Tier lists don’t really work. Especially not when it’s this light on details, ignoring all the little ESID details.
Lol
So OP, what do you do?
Said this several times and I’ll say it again. If you work at an eikaiwa then you have a visa that allows you to do other things besides teaching. Lots of people will work part time at an eikaiwa for the steady income and do other things too. *As long it’s within your visa category,* you can do it.
Bro forgot ‘English school owner’. Income is literally unlimited.
I am a licensed public school teacher
and your math on our salary is all jacked up
I mean if you divide the bonus into the monthly salary, then early on in the career it is that, but any of my coworkers with 15+ years experience are making around 820,000 a month (if you divide their bonuses by 12) a public school teacher (depending on what additional responsiblities they have, like head of their grade, or in charge of discipline whatever) will make anywhere from 7.2mil a year up to 11 mil a year
Certified public highschool teachers start at 240k lol…

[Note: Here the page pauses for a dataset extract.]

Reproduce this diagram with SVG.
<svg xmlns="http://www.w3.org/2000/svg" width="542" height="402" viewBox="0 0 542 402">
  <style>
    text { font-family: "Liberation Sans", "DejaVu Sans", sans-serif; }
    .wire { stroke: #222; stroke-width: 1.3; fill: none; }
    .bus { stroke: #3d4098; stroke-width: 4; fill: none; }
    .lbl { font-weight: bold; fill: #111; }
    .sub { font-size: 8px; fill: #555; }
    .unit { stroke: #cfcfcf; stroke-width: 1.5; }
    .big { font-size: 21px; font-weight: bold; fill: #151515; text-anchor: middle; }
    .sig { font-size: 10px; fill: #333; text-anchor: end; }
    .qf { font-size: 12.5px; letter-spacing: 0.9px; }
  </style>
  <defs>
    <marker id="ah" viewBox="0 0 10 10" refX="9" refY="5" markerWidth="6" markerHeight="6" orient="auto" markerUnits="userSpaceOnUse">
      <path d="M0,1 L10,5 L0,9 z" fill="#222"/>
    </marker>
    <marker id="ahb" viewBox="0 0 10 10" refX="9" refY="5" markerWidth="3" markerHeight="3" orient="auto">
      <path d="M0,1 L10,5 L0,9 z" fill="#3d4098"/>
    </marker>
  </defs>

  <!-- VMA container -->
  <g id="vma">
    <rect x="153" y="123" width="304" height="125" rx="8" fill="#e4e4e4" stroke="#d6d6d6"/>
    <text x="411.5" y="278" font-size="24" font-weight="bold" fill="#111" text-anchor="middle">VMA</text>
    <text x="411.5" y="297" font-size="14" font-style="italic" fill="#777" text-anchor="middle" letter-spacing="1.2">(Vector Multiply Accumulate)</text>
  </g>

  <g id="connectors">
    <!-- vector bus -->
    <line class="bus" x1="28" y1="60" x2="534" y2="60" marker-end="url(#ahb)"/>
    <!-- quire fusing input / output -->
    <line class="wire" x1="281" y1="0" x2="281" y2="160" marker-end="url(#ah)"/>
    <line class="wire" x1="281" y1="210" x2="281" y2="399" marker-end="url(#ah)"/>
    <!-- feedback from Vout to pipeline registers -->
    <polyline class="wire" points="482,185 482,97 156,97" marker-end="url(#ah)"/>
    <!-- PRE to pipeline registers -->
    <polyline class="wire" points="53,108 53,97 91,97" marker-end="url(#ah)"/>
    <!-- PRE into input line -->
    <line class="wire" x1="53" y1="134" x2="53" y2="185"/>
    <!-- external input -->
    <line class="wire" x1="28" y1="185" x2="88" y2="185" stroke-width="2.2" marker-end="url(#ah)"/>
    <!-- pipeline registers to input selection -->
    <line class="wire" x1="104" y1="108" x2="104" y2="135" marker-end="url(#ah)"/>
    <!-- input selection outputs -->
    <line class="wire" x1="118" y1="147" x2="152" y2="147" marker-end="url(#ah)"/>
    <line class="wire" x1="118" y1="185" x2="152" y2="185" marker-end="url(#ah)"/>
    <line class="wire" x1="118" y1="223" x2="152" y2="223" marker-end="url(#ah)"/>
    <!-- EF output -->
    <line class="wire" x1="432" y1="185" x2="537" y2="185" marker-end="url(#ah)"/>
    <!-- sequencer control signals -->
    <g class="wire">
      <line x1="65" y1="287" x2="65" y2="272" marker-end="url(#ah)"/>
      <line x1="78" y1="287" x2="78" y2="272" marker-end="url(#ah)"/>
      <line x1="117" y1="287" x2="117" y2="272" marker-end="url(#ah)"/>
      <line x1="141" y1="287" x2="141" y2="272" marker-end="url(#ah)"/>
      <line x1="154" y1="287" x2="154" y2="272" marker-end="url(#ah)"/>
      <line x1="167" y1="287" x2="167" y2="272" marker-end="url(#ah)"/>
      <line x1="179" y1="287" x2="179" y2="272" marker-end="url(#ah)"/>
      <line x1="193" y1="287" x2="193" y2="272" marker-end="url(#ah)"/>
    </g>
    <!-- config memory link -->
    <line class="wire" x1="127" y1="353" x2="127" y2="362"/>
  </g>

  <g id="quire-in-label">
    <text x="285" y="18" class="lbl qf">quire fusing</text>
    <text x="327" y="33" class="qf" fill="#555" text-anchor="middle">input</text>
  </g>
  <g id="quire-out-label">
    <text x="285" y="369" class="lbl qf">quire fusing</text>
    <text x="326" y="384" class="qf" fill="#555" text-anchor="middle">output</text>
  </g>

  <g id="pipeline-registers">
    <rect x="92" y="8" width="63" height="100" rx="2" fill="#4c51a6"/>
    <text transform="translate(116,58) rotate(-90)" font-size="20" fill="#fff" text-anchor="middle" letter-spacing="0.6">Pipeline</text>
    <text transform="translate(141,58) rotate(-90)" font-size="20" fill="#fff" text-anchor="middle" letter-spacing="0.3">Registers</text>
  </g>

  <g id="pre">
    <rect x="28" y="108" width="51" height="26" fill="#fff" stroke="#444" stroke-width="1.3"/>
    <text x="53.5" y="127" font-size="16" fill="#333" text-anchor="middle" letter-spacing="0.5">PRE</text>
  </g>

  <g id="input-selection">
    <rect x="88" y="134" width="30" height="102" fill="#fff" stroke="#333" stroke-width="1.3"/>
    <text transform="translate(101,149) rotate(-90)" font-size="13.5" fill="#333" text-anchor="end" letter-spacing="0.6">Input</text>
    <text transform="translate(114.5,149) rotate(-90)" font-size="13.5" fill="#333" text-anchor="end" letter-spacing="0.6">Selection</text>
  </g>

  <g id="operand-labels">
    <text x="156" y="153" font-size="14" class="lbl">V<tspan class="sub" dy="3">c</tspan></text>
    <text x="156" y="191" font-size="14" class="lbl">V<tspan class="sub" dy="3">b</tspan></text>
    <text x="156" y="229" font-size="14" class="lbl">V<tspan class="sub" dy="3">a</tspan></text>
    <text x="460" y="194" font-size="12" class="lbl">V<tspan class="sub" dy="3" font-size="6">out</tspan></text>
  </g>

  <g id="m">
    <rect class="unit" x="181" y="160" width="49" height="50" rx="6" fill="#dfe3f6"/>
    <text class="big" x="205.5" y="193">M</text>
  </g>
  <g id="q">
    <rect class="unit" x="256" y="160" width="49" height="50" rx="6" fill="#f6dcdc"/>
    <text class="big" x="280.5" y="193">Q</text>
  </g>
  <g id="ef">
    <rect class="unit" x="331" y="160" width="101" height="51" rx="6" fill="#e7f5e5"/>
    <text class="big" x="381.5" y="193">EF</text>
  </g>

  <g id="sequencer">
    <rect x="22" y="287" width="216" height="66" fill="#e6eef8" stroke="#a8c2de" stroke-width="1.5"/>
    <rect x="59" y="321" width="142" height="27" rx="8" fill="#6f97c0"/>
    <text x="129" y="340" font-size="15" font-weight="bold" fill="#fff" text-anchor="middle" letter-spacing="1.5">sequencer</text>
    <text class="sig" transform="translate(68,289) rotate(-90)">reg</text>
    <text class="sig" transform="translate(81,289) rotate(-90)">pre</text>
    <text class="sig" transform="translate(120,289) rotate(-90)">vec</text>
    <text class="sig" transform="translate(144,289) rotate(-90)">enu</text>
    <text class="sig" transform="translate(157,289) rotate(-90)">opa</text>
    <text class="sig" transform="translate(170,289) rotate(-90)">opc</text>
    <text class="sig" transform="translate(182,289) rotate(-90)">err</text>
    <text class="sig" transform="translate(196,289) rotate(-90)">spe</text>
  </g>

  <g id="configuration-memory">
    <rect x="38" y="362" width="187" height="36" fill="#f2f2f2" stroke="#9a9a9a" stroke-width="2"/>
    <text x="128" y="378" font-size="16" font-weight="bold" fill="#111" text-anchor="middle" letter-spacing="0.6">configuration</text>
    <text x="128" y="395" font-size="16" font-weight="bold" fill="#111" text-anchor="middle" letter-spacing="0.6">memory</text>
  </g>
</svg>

This is the stupidest thing I’ve ever seen on this sub. Pointless dick measuring like this does nothing to advance the discourse around pedagogy and the industry. This list is also riddled with mistakes as others have already pointed out. This is a bad post snd you should feel bad.
Thank you for your completely useless post
People really are negative nancies on this app, not everyone is all knowing and this was really helpful information if it’s exact or not it doesn’t matter it’s a general rule
Damn, if the notes on this are anything to go by, I appreciate my tier more than ever. But of course, the real world is always different.
This is so gross and elitist, honestly feel a bit sick
Some unis full time pay less than 400.